Today’s “year in which the contemporary world began” is 1910. In that year, the German Social Democratic politician Rudolf Hilferding published Finance Capital in Vienna. The title suggests its purview: it was a conscious extension of Marx’s theory of capitalism to a new era. This was an era in which banking and finance capital had become autonomous from, and dominant over, industrial capital; an era in which the “joint-stock” limited liability corporation had become the dominant ownership form, and in which this whole structure had become fused to the vast enterprise of global imperialism.

The structure looked unassailable. In fact, Hilferding argued, these were all developments which made socialism possible. Taking Marx’s point that the next social system develops within the contradictions of the previous one — as merchant capital became industrial capital within the dying structures of feudalism — Hilferding argued that via financialisation and monopolisation, capitalism was socialising itself. What Marx had called “the anarchy of production” (small proprietors competing, railway companies laying separate tracks side-by-side, etc) was being transformed into a system of planned production. The content of it was currently capitalist; the form could be taken over and rendered socialist.

Finance Capital is the most influential book you’ve never heard of, because the Austrian liberal tradition — running from Menger through Boehm von Bawerk to Von Mises and Hayek — recognised it as the most persuasive argument, and blueprint, for socialism yet. It had to be answered at the most fundamental level, and this was the beginnings of the Austrian school’s “long game”: the creation of a political-economic theory anchored in epistemology (the theory of knowledge), to argue that socialism was something not to be judged ethically, but analytically; that it could not work, because of the very structure of human action. What began in the 1920s would take a half-century to come to fruition in the Reagan-Thatcher era.

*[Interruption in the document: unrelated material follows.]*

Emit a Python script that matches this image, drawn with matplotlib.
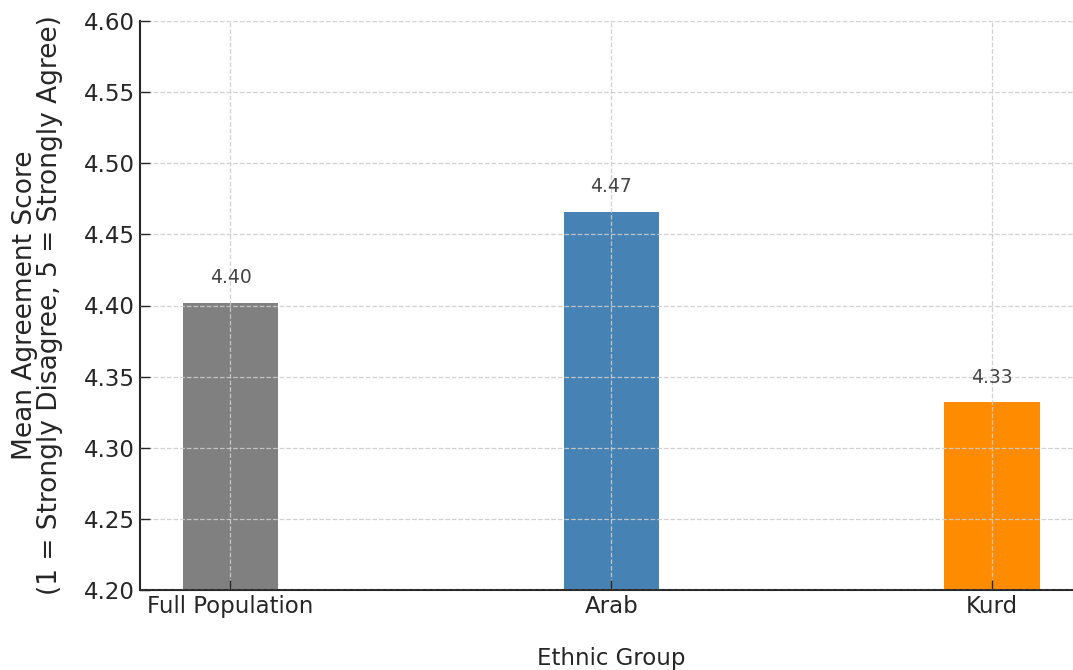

What happened to Hilferding’s optimism? World War II, and the collapse of the European socialist movement into national patriotism and lethal division. Only the left of the movement — the Bolsheviks and other groups — opposed the war. The Bolsheviks lurched from command “communism”, to a mixed economy, to Stalinism. Labour and social democratic parties became liberal capitalist rather than Marxist, and the century-defining disaster — the collapse of a multidimensional, sophisticated, reflexive Marxism — had occurred.

Every day, from Syria to Beijing, the landscape of past and future becomes clearer: Bolshevism was an extraordinary event, decades-long, and the world is now resuming a process of capitalist development and contradiction predicted with reasonable accuracy by Marx.

Syria, Beijing and the Commonwealth Law Courts Building in Melbourne, because in a few short weeks, the banking royal commission has revealed exactly what those who tried to stop it feared it would: not that the finance sector has become utterly corrupt (though it has); nor that it has come to dominate politics and set an agenda (though it also has); but that finance, above all, cannot be run as a set of private businesses. The finance sector is a social resource. In a modern society it is an essential utility, as much as the water or power system is. What is coming out in the commission is a simple truth: the finance sector must be socialised.

The finance sector was socialised, of course. AMP, which is producing the most jaw-dropping revelations — this week, anyway — was once a mutual society, of which there were hundreds. For generations, Australians built their homes, paid for their healthcare and their year-and-a-half of retirement, before the ague got them, through mutual funds, run by public boards, in the collective interest. Mutual funds get the big banks in some sort of check; not enough for there not to be an excellent case for their socialistion, which the Chifley government put to the people in 1949. The loss of that set Australia on its contemporary course.

Now we’re here, and the contradictions within the content of the sector — that oligopoly capitalism breeds cynicism, corruption, nihilism and the abasement of all values — expose what needs to be done with the form. We need, in the first instance, for banks to be supervised by a plurality of boards: a customers’ board, a workers’ board, a community board, and for each of those boards to send representatives to the overall board. We need legal changes so that fiduciary duty is not the sole criteria of performance and corporate aim. Ultimately, through universal share issues, we need the major banks to be 50% publicly owned — socialised, not nationalised.

That was an impossible argument to get a hearing for 10 years ago, five years ago. It was a blue sky possibility two years ago. The bankers have done what we could not; they have made it clear to the public that structural change and democratisation of the finance sector is essential to the health of our society.

The same has happened with Facebook and Google. Soon it will happen with Amazon and others. Oligopoly/monopoly, plus new technology is producing a system in which capitalism is the main barrier to human progress — and the very processes which make it so, are making that universally visible. One century later, Hilferding’s vision resumes. What an exciting time to be alive.